Interesting idea. I was wondering if something along those lines was what Nolan was going for, but I'm still having a hard time wrapping my head around it--which is not too surprising, seeing as I am bound by time.

Dan O. said...

Good review Kevin. It was interesting to see where it went, but honestly, sometimes I felt like Nolan was just jumping into certain areas of his story, because even he didn’t know where he was going.

Kevin Kim said...

Charles,

If we take this in a philosophical direction, there are problems with the idea that every moment exists simultaneously from a tesseract/divine perspective, for this implies that all moments are already written, which further implies that there's no freedom.

Dan,

I think I see where you're coming from, and I also kinda feel this way. I actually felt more that way about "Inception," as if Nolan himself hadn't really explored or thought through the implications of that movie's plot and recurrent dream-symbols.

Kevin Kim said...

Charles,

I agree with Hyunjin that "The Dark Knight" was Nolan's best. In terms of ideas, it's clear and coherent, and the elemental conflict it sets up between Batman as a wounded/possibly crazy hero and the Joker as a wounded/definitely crazy villain was most compelling.

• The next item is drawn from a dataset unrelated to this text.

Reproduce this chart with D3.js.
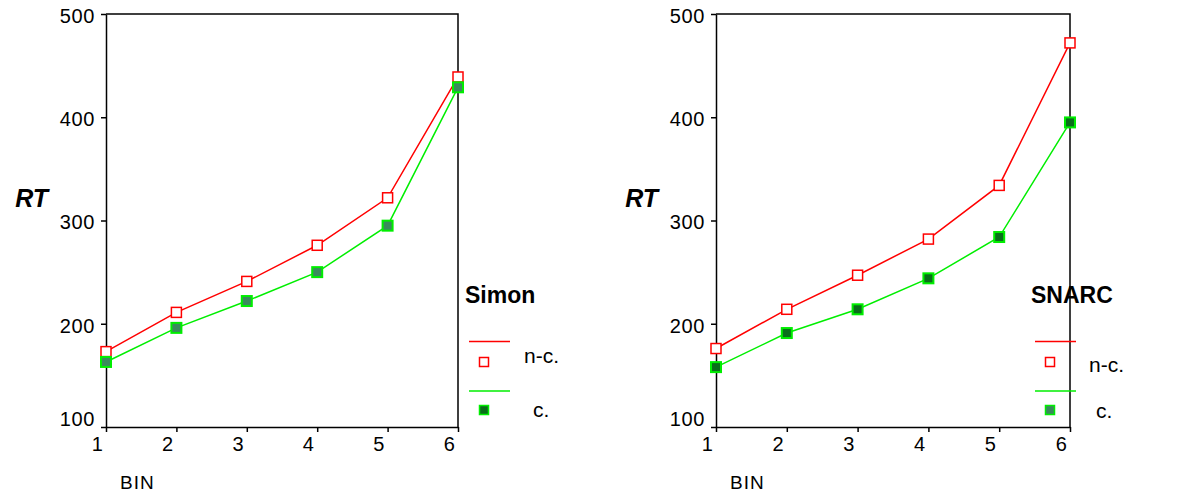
<!DOCTYPE html>
<html>
<head>
<meta charset="utf-8">
<script src="https://cdn.jsdelivr.net/npm/d3@7"></script>
<style>
  body { margin: 0; background: #fff; }
  svg { font-family: "Liberation Sans", Arial, sans-serif; }
  .tick text { font-size: 20px; fill: #000; letter-spacing: 0.6px; }
  .domain, .tick line { stroke: #000; stroke-width: 1.5px; }
</style>
</head>
<body>
<div id="visualization"></div>
<script>
const bins = [1, 2, 3, 4, 5, 6];
const yTicks = [100, 200, 300, 400, 500];

const simonNonCorr = [173, 211, 241, 276, 322, 439];
const simonCorr = [163, 196, 222, 250, 295, 429];
const snarcNonCorr = [176, 214, 247, 282, 334, 472];
const snarcCorr = [158, 191, 214, 244, 284, 395];

const svg = d3.select('#visualization').append('svg')
  .attr('width', 1177)
  .attr('height', 495);

render(svg, {left: 106, right: 458, title: 'Simon', nc: simonNonCorr, c: simonCorr,
  fill: '#3a8a5c', legFill: '#0a6e1a', legX: 465,
  ncLabelX: 524, ncLabelY: 363, cLabelX: 533, cLabelY: 417});
render(svg, {left: 716, right: 1070, title: 'SNARC', nc: snarcNonCorr, c: snarcCorr,
  fill: '#0a6e1a', legFill: '#3a8a5c', legX: 1031,
  ncLabelX: 1089, ncLabelY: 372, cLabelX: 1096, cLabelY: 418});

function render(svg, opt) {
  var top = 14, bottom = 427;

  var x = d3.scaleLinear()
            .domain([1, 6])
            .range([opt.left, opt.right]);

  var y = d3.scaleLinear()
            .domain([100, 500])
            .range([bottom, top]);

  var g = svg.append('g');

  // frame top and right
  g.append('path')
   .attr('d', 'M' + opt.left + ',' + top + 'H' + opt.right + 'V' + bottom)
   .attr('fill', 'none')
   .attr('stroke', '#000')
   .attr('stroke-width', 1.5);

  g.append('g')
   .attr('transform', 'translate(0,' + bottom + ')')
   .call(d3.axisBottom(x).tickValues(bins).tickFormat(d3.format('d'))
           .tickSize(5).tickPadding(5).tickSizeOuter(0))
   .call(a => a.selectAll('.tick text').attr('dx', '-9px'));

  g.append('g')
   .attr('transform', 'translate(' + opt.left + ',0)')
   .call(d3.axisLeft(y).tickValues(yTicks).tickSize(5).tickPadding(6).tickSizeOuter(0))
   .call(a => a.selectAll('.tick text')
               .attr('dy', d => d === 100 ? '-0.1em' : '0.42em'));

  // RT label
  g.append('text')
   .attr('x', opt.left - 58)
   .attr('y', 207)
   .attr('text-anchor', 'end')
   .attr('font-size', 25)
   .attr('font-weight', 'bold')
   .attr('font-style', 'italic')
   .text('RT');

  // BIN label
  g.append('text')
   .attr('x', opt.left + 14)
   .attr('y', 489)
   .attr('font-size', 19)
   .attr('letter-spacing', 1)
   .text('BIN');

  var line = d3.line()
               .x((d, i) => x(bins[i]))
               .y(d => y(d));

  g.append('path')
   .datum(opt.nc)
   .attr('d', line)
   .attr('fill', 'none')
   .attr('stroke', '#ff0000')
   .attr('stroke-width', 1.5);

  g.append('path')
   .datum(opt.c)
   .attr('d', line)
   .attr('fill', 'none')
   .attr('stroke', '#00ee00')
   .attr('stroke-width', 1.5);

  var s = 10;
  g.selectAll('.nc')
   .data(opt.nc)
   .enter().append('rect')
   .attr('x', (d, i) => x(bins[i]) - s / 2)
   .attr('y', d => y(d) - s / 2)
   .attr('width', s)
   .attr('height', s)
   .attr('fill', '#fff')
   .attr('stroke', '#ff0000')
   .attr('stroke-width', 1.5);

  g.selectAll('.c')
   .data(opt.c)
   .enter().append('rect')
   .attr('x', (d, i) => x(bins[i]) - s / 2)
   .attr('y', d => y(d) - s / 2)
   .attr('width', s)
   .attr('height', s)
   .attr('fill', opt.fill)
   .attr('stroke', '#00ee00')
   .attr('stroke-width', 2);

  // Legend
  var lg = g.append('g');
  lg.append('text')
    .attr('x', opt.legX)
    .attr('y', 303)
    .attr('font-size', 23)
    .attr('font-weight', 'bold')
    .text(opt.title);

  lg.append('line')
    .attr('x1', opt.legX + 4).attr('x2', opt.legX + 45)
    .attr('y1', 341.5).attr('y2', 341.5)
    .attr('stroke', '#ff0000').attr('stroke-width', 1.5);
  lg.append('rect')
    .attr('x', opt.legX + 19 - 4.5).attr('y', 362 - 4.5)
    .attr('width', 9).attr('height', 9)
    .attr('fill', '#fff').attr('stroke', '#ff0000').attr('stroke-width', 1.5);
  lg.append('text')
    .attr('x', opt.ncLabelX).attr('y', opt.ncLabelY)
    .attr('font-size', 21)
    .text('n-c.');

  lg.append('line')
    .attr('x1', opt.legX + 4).attr('x2', opt.legX + 45)
    .attr('y1', 391).attr('y2', 391)
    .attr('stroke', '#00ee00').attr('stroke-width', 1.5);
  lg.append('rect')
    .attr('x', opt.legX + 19 - 4.5).attr('y', 410 - 4.5)
    .attr('width', 9).attr('height', 9)
    .attr('fill', opt.legFill)
    .attr('stroke', '#00ee00').attr('stroke-width', 1.5);
  lg.append('text')
    .attr('x', opt.cLabelX).attr('y', opt.cLabelY)
    .attr('font-size', 21)
    .text('c.');
}
</script>
</body>
</html>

"Knight" is probably Nolan's least cerebral/artsy work, but I think he miraculously rehabilitated the superhero genre. Plus, there's Heath Ledger's acting.

John from Daejeon said...

Sorry to disappoint you, Kevin. I totally agree with you 100% about Nolan's "The Dark Knight" which should have dominated the Oscars that year.

John from Daejeon said...

Kevin, I wish I would have seen this review of Mockingjay, Part 1, before I went and wasted nearly two hours of my time, and it seems that most of the audience was of the same ilk as myself.

As a book lover that is sick of seeing more and more of this nonsense of splitting books into several films to milk them for as much revenue as possible, I find that I have now lost interest in seeing them in the theater. So, I will not spend one silver penny or pence in a movie house on whatever number the latest "The Hobbit" film is up to.

John from Daejeon said...

Kevin, I think you will enjoy these two hours of deleted scenes immensely! I know I did, and it's pretty sad that I can see myself watching scenes that weren't good enough to make it into a movie before I ever watch "Interstellar" again.

John from Daejeon said...

Black Friday was very good to me. Who would have thought that seeing a falcon soaring could be so thrilling?